Currently these strategies are the domain of research and we are focused on what we must do next to stem the tide of attack. It is important to look at the techniques malware uses to infect, spread, and communicate so that we can understand if the solutions can utilize the same techniques to defeat malware. Meanwhile, defense-in-depth means that multiple strategies should be utilized at multiple levels in the system.While the Dark Cloud article focuses on network-layer anomalies, there are also whitelisting solutions that scan memory and storage to assure that only verified programs and known correct configurations comprise a system, and existing signature-based methods will look for known malware instances as well. Good practices for end users today are to keep their software (OS and applications) always up to date, enable firewalls, and run legitimate anti-virus software.
InfoQ - Malware was once the province of silly, but malicious, boys-in-bedrooms. Monetization provides a motivation for adults and "evil small businesses" to play the game. Recent news with regard North Korea's supposed cyber-attacks on the U.S. reminds us that even governments are motivated to produce malware. Is it possible to catalog and categorize all the potential threats? Perhaps rank them by degree of risk and of likelihood? Do we have any means to align our research appropriately with our understanding of those risks?
Categorizations of malware are usually driven by how it infects, how it spreads, or what it modifies to hide or persist. For example, one proposed method for classifying types of stealthy malware is categorizing rootkits as Types I-III, identifying the level of the software stack they invade and modify to hide.Macro viruses modify macros in programmable or customizable applications, cavity viruses embed themselves in executable or system files, cross-site scripting attacks are spread across the cloud as scripts from multiple sites converge with content in a user's browser, buffer overflow attacks modify an executing program's behavior, and blended threats combine a multitude of these.

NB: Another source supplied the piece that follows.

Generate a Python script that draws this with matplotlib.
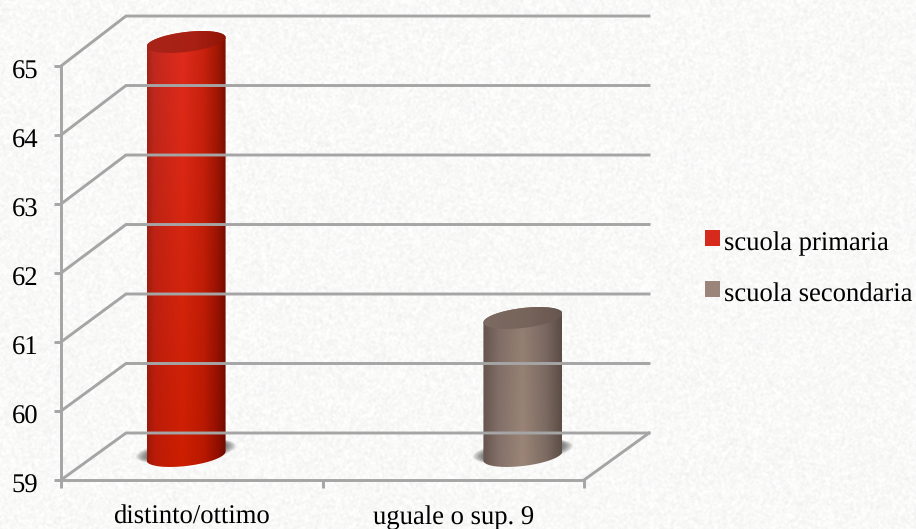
import numpy as np
import matplotlib
matplotlib.use("Agg")
import matplotlib.pyplot as plt
from matplotlib.colors import to_rgb
from matplotlib.patches import Polygon, Patch
from matplotlib.transforms import Affine2D

# ---- data ----
categories = ["distinto/ottimo", "uguale o sup. 9"]
series_names = ["scuola primaria", "scuola secondaria"]
primaria = [65, np.nan]
secondaria = [np.nan, 61]
y_ticks = [59, 60, 61, 62, 63, 64, 65]

# ---- style ----
W, H = 916, 529
GRID = "#a5a5a5"
LW = 2.1
plt.rcParams["font.family"] = ["Liberation Serif", "DejaVu Serif"]
plt.rcParams["text.hinting"] = "no_hinting"
FS = 19.2

fig = plt.figure(figsize=(W / 100, H / 100), dpi=100)

# paper-like backdrop (deterministic hash texture, decoration only)
yy, xx = np.mgrid[0:H + 8, 0:W + 8]
h = np.sin(xx * 12.9898 + yy * 78.233) * 43758.5453
h = h - np.floor(h)
kern = np.ones(3) / 3
for axis in (0, 1):
    h = np.apply_along_axis(lambda v: np.convolve(v, kern, mode="same"), axis, h)
h = h[4:H + 4, 4:W + 4]
h = (h - h.mean()) / h.std()
tex = np.clip(0.978 + 0.011 * h, 0, 1)
fig.figimage(np.dstack([tex, tex, tex * 0.998]), zorder=-5, origin="upper")

ax = fig.add_axes([61 / W, (H - 480) / H, (584 - 61) / W, (480 - 66) / H])
ax.patch.set_alpha(0)
ax.set_xlim(0, 2)
ax.set_ylim(59, 65)

# back wall: shifted up and right, very slightly taller than the front plane
depth = Affine2D().translate(0, -49).scale(1, 1.0072).translate(65, 49 + 47)
mid = Affine2D().translate(32, 24)    # cylinder row shift
t_back = ax.transData + depth
t_mid = ax.transData + mid

# walls and floor
for v in y_ticks:
    x0, y0 = ax.transData.transform((0, v))
    x1, y1 = t_back.transform((0, v))
    x2, y2 = t_back.transform((2, v))
    fig.add_artist(plt.Line2D([x0 / W, x1 / W, x2 / W], [y0 / H, y1 / H, y2 / H],
                              color=GRID, lw=LW, solid_joinstyle="miter", zorder=1))
xa, ya = ax.transData.transform((2, 59))
xb, yb = t_back.transform((2, 59))
fig.add_artist(plt.Line2D([xa / W, xb / W], [ya / H, yb / H], color=GRID, lw=LW, zorder=1))

# axes furniture
for s in ("top", "right"):
    ax.spines[s].set_visible(False)
for s in ("left", "bottom"):
    ax.spines[s].set_color(GRID)
    ax.spines[s].set_linewidth(LW)
ax.set_yticks(y_ticks)
ax.set_xticks([0, 1, 2])
ax.set_xticklabels([])
ax.set_xticks([0.5, 1.5], minor=True)
ax.set_xticklabels(categories, minor=True, fontsize=FS)
ax.tick_params(axis="y", length=5, width=LW, color=GRID, pad=12, labelsize=FS)
ax.tick_params(axis="x", which="major", length=6, width=LW, color=GRID)
ax.tick_params(axis="x", which="minor", length=0, pad=18)

BAR_W = 0.302
BAR_SHIFT = 0.144
EL_B = 10 / 69.0
EL_S = 4.5 / 69.0
NUM = 80
YB = 59


def ramp(stops, n=200):
    pos = [p for p, _ in stops]
    cols = np.array([to_rgb(c) for _, c in stops])
    x = np.linspace(0, 1, n)
    return np.dstack([np.interp(x, pos, cols[:, i]) for i in range(3)])


def cyl_xy(cx, cy, t):
    return np.column_stack([cx + BAR_W / 2 * np.cos(t),
                            cy + EL_S * np.cos(t) + EL_B * np.sin(t)])


def cylinder(cx, val, top_stops, bot_stops, cap_stops):
    base = cyl_xy(cx, YB, np.linspace(np.pi, 2 * np.pi, NUM))
    top = cyl_xy(cx, val, np.linspace(0, np.pi, NUM))
    # soft floor shadow
    sh_t = np.linspace(0, 2 * np.pi, 90)
    for k in range(12):
        g = 1.27 - k * 0.022
        xy = np.column_stack([cx + BAR_W / 2 * g * np.cos(sh_t),
                              YB + 0.07 + EL_S * 1.2 * np.cos(sh_t) + EL_B * (1.0 + 0.022 * (11 - k) - 0.1) * np.sin(sh_t)])
        ax.add_patch(Polygon(xy, closed=True, fc="#3c3c3c", ec="none", alpha=0.075,
                             transform=t_mid, clip_on=False, zorder=3))
    body = Polygon(np.vstack([base, top]), closed=True, fc="none", ec="none",
                   transform=t_mid, zorder=4)
    ax.add_patch(body)
    a = ramp(top_stops)
    b = ramp(bot_stops)
    v = np.linspace(0, 1, 120)[:, None, None]
    img = a * (1 - v) + b * v
    im = ax.imshow(img, extent=[cx - BAR_W / 2, cx + BAR_W / 2, YB - 2 * EL_B, val + 2 * EL_B],
                   aspect="auto", transform=t_mid, zorder=4, interpolation="bilinear")
    im.set_clip_box(fig.bbox)
    im.set_clip_path(body)
    cap = Polygon(cyl_xy(cx, val, np.linspace(0, 2 * np.pi, 120)), closed=True, fc="none",
                  ec="none", transform=t_mid, zorder=5)
    ax.add_patch(cap)
    imc = ax.imshow(ramp(cap_stops), extent=[cx - BAR_W / 2, cx + BAR_W / 2, val - 2 * EL_B, val + 2 * EL_B],
                    aspect="auto", transform=t_mid, zorder=5, interpolation="bilinear")
    imc.set_clip_box(fig.bbox)
    imc.set_clip_path(cap)


RED_T = [(0, "#a0241a"), (0.08, "#c02a20"), (0.45, "#e02c1e"), (0.72, "#c8220f"), (0.9, "#a01804"), (1, "#7c0e02")]
RED_B = [(0, "#981808"), (0.10, "#bb1a06"), (0.45, "#cc1e00"), (0.72, "#b81800"), (0.9, "#900e00"), (1, "#6e0a00")]
RED_C = [(0, "#a92418"), (0.6, "#a82014"), (1, "#8f1405")]
BRN_T = [(0, "#64544c"), (0.2, "#7f6c64"), (0.5, "#927d71"), (0.8, "#786660"), (1, "#5a4b44")]
BRN_B = [(0, "#65554d"), (0.2, "#84716a"), (0.5, "#9c8678"), (0.8, "#7d6c62"), (1, "#5c4d46")]
BRN_C = [(0, "#7d6a62"), (0.6, "#766359"), (1, "#665550")]

for i in range(len(categories)):
    if not np.isnan(primaria[i]):
        cylinder(i + 0.5 - BAR_SHIFT, primaria[i], RED_T, RED_B, RED_C)
    if not np.isnan(secondaria[i]):
        cylinder(i + 0.5 + BAR_SHIFT, secondaria[i], BRN_T, BRN_B, BRN_C)

ax.set_xlim(0, 2)
ax.set_ylim(59, 65)

# nudge value labels slightly below their ticks, as in the reference
fig.canvas.draw()
for tick in ax.yaxis.get_major_ticks():
    tick.label1.set_transform(ax.get_yaxis_transform(which="tick1")
                              + Affine2D().translate(-23, -6))
    tick.label1.set_verticalalignment("center")

handles = [Patch(fc="#d62a1c", ec="none"), Patch(fc="#9b857a", ec="none")]
leg = fig.legend(handles, series_names, loc="upper left", bbox_to_anchor=(702.5 / W, (H - 229) / H),
                 bbox_transform=fig.transFigure, frameon=False, fontsize=FS,
                 handlelength=0.54, handleheight=0.54, handletextpad=0.17, labelspacing=1.0,
                 borderpad=0.1, borderaxespad=0)
for p in leg.get_patches():
    p.set_y(p.get_y() + 2.2)

fig.savefig("out.png", dpi=100)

To understand risk and likelihood requires knowledge of the number of machines that are vulnerable to a particular active attack because they are unpatched, knowing where in the software stack a vulnerability exists, and knowing the number of malware variants targeting that vulnerability.
The hard part comes because of what we don't know. The adversary is adapting and always finding new methods of attack, so the list of categories itself is growing over time as well.

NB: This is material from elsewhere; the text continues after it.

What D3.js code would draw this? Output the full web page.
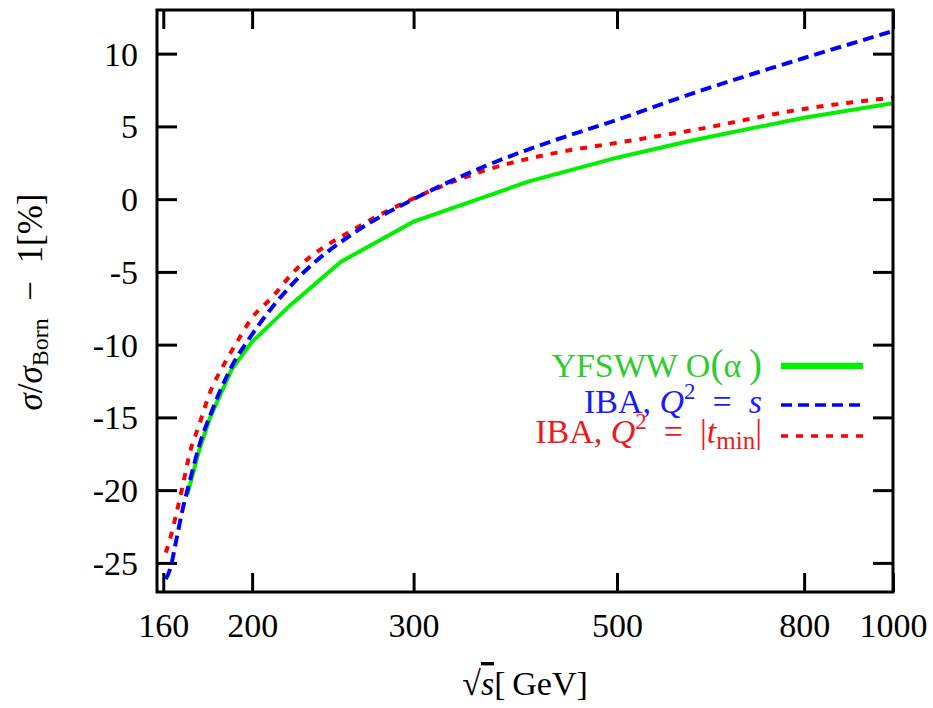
<!DOCTYPE html>
<html>
<head>
	<title>YFSWW vs IBA</title>
<style type="text/css">
	body { margin: 0; background: white; }
	#chart { width: 933px; height: 708px; }
	.lbl { font-family: "Liberation Serif", "Times New Roman", serif; font-size: 34px; fill: black; }
	.tick line { stroke: black; stroke-width: 3px; }
	.legend { font-family: "Liberation Serif", "Times New Roman", serif; font-size: 34px; }
</style>
</head>
<body>

<svg id='chart'></svg>

<script src="https://cdn.jsdelivr.net/npm/d3@7"></script>
<script>

// data (sqrt(s) in GeV, correction in %)
var yfsE   = [170, 175, 180, 190, 200, 220, 250, 300, 400, 500, 600, 800, 1000];
var yfsV   = [-20.3, -17.3, -15.0, -11.7, -9.8, -7.3, -4.3, -1.55, 1.2, 2.85, 4.0, 5.6, 6.6];

var ibaSE  = [161, 163, 165, 168, 171, 175, 180, 190, 200, 225, 260, 300, 360, 430, 500, 600, 800, 1000];
var ibaSV  = [-26.1, -25.3, -23.7, -21.3, -19.4, -17.0, -14.85, -11.5, -9.3, -5.35, -2.2, 0.0, 2.3, 4.1, 5.45, 7.2, 9.7, 11.55];

var ibaTE  = [161, 163, 165, 168, 171, 175, 180, 186, 192, 200, 210, 222, 260, 300, 360, 430, 500, 600, 800, 1000];
var ibaTV  = [-24.3, -23.2, -21.85, -19.7, -17.45, -15.55, -13.25, -11.45, -9.95, -8.15, -6.78, -5.0, -1.97, 0.05, 2.0, 3.2, 3.87, 4.7, 6.2, 6.98];

var xTicks = [160, 200, 300, 500, 800, 1000];
var yTicks = [-25, -20, -15, -10, -5, 0, 5, 10];

var plotL = 157, plotR = 893, plotT = 10, plotB = 592;

var svg = d3.select('#chart');

var x = d3.scaleLog().domain([157.5, 1000]).range([plotL, plotR]);
var y = d3.scaleLinear().domain([-27, 13]).range([plotB, plotT]);

function zip(a, b) {
	return a.map(function(d, i) { return [d, b[i]]; });
}

svg.append('clipPath')
	.attr('id', 'plotclip')
	.append('rect')
	.attr('x', plotL).attr('y', plotT)
	.attr('width', plotR - plotL).attr('height', plotB - plotT);

// axes, ticks pointing inwards
svg.append('g')
	.attr('transform', 'translate(0,' + plotB + ')')
	.call(d3.axisBottom(x).tickValues(xTicks).tickFormat(function(d) { return d; }).tickSize(-19).tickSizeOuter(0).tickPadding(21))
	.call(function(g) { g.select('.domain').remove(); })
	.selectAll('text')
	.attr('class', 'lbl')
	.attr('font-family', null).attr('font-size', null);

svg.append('g')
	.attr('transform', 'translate(0,' + plotT + ')')
	.call(d3.axisTop(x).tickValues(xTicks).tickFormat('').tickSize(-19).tickSizeOuter(0))
	.call(function(g) { g.select('.domain').remove(); });

svg.append('g')
	.attr('transform', 'translate(' + plotL + ',0)')
	.call(d3.axisLeft(y).tickValues(yTicks).tickFormat(function(d) { return String(d); }).tickSize(-20).tickSizeOuter(0).tickPadding(19))
	.call(function(g) { g.select('.domain').remove(); })
	.selectAll('text')
	.attr('class', 'lbl')
	.attr('dy', '0.34em')
	.attr('font-family', null).attr('font-size', null);

svg.append('g')
	.attr('transform', 'translate(' + plotR + ',0)')
	.call(d3.axisRight(y).tickValues(yTicks).tickFormat('').tickSize(-20).tickSizeOuter(0))
	.call(function(g) { g.select('.domain').remove(); });

svg.selectAll('.tick line').attr('stroke', 'black').attr('stroke-width', 3);

// curves
var smooth = d3.line()
	.x(function(d) { return x(d[0]); })
	.y(function(d) { return y(d[1]); })
	.curve(d3.curveMonotoneX);

var straight = d3.line()
	.x(function(d) { return x(d[0]); })
	.y(function(d) { return y(d[1]); });

var curves = svg.append('g').attr('clip-path', 'url(#plotclip)');

curves.append('path')
	.attr('d', straight(zip(yfsE, yfsV)))
	.attr('fill', 'none')
	.attr('stroke', '#00f000')
	.attr('stroke-width', 4);

curves.append('path')
	.attr('d', smooth(zip(ibaTE, ibaTV)))
	.attr('fill', 'none')
	.attr('stroke', '#ff0000')
	.attr('stroke-width', 4)
	.attr('stroke-dasharray', '7,8');

curves.append('path')
	.attr('d', smooth(zip(ibaSE, ibaSV)))
	.attr('fill', 'none')
	.attr('stroke', '#0000ff')
	.attr('stroke-width', 4)
	.attr('stroke-dasharray', '11,6');

// frame
svg.append('rect')
	.attr('x', plotL).attr('y', plotT)
	.attr('width', plotR - plotL).attr('height', plotB - plotT)
	.attr('fill', 'none')
	.attr('stroke', 'black')
	.attr('stroke-width', 3);

// legend
var legX = 762, lineX0 = 781, lineX1 = 863;

var t1 = svg.append('text').attr('class', 'legend').attr('x', legX).attr('y', 377)
	.attr('text-anchor', 'end').attr('fill', '#2ecc2e');
t1.append('tspan').text('YFSWW O');
t1.append('tspan').text('(').attr('font-size', 39);
t1.append('tspan').text('α');
t1.append('tspan').text('\u2009)').attr('font-size', 39);

var t2 = svg.append('text').attr('class', 'legend').attr('x', legX).attr('y', 413)
	.attr('text-anchor', 'end').attr('fill', '#1a1aff');
t2.append('tspan').text('IBA, ');
t2.append('tspan').text('Q').attr('font-style', 'italic');
t2.append('tspan').text('2').attr('font-size', 23).attr('dy', -14);
t2.append('tspan').text('\u2002=\u2002').attr('dy', 14);
t2.append('tspan').text('s').attr('font-style', 'italic');

var t3 = svg.append('text').attr('class', 'legend').attr('x', legX).attr('y', 443)
	.attr('text-anchor', 'end').attr('fill', '#ee1a1a');
t3.append('tspan').text('IBA, ');
t3.append('tspan').text('Q').attr('font-style', 'italic');
t3.append('tspan').text('2').attr('font-size', 23).attr('dy', -14);
t3.append('tspan').text('\u2002=\u2002|').attr('dy', 14);
t3.append('tspan').text('t').attr('font-style', 'italic');
t3.append('tspan').text('min').attr('font-size', 25).attr('dy', 6);
t3.append('tspan').text('|').attr('dy', -6);

svg.append('line').attr('x1', lineX0).attr('x2', lineX1).attr('y1', 366).attr('y2', 366)
	.attr('stroke', '#00f000').attr('stroke-width', 6.5);
svg.append('line').attr('x1', lineX0).attr('x2', lineX1).attr('y1', 405).attr('y2', 405)
	.attr('stroke', '#0000ff').attr('stroke-width', 3.5).attr('stroke-dasharray', '11,6');
svg.append('line').attr('x1', lineX0).attr('x2', lineX1).attr('y1', 436).attr('y2', 436)
	.attr('stroke', '#ff0000').attr('stroke-width', 3.5).attr('stroke-dasharray', '7,8');

// axis titles
var xt = svg.append('text').attr('class', 'lbl').attr('x', 525).attr('y', 695).attr('text-anchor', 'middle');
xt.append('tspan').text('√');
xt.append('tspan').text('s').attr('font-style', 'italic').attr('text-decoration', 'overline');
xt.append('tspan').text('[\u2009GeV]');

var yt = svg.append('text').attr('class', 'lbl')
	.attr('transform', 'translate(42,302) rotate(-90)')
	.attr('text-anchor', 'middle')
	.style('font-size', '35px');
yt.append('tspan').text('σ').attr('font-style', 'italic');
yt.append('tspan').text('/');
yt.append('tspan').text('σ').attr('font-style', 'italic');
yt.append('tspan').text('Born').attr('font-size', 24).attr('dy', 6);
yt.append('tspan').text('\u2002−\u20021[%]').attr('dy', -6);

</script>

</body>
</html>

Thank you David Durham for your informative and interesting responses.
David Durham joined Intel in 1995 and is currently a principal engineer at Intel Labs. He has a passion for research into protecting computers from viruses and network-borne attacks. He manages the Security and Cryptography Research group responsible for developing new security capabilities for Intel's products. Since joining Intel, David developed policy-based network management standards, traffic engineering products and created security solutions for Intel® vPro™. He is the author of a book entitled “Inside the Internet's Resource Reservation Protocol: Foundations for Quality of Service” published by John Wiley and Sons Inc.; he is the editor of several Internet standards-track RFCs and represented Intel externally in various standards bodies at the working group chair level. David holds over two dozen issued patents and has B.S. and M.S. degrees in Computer Engineering from Rensselaer Polytechnic Institute. His e-mail is david.durham at intel.com.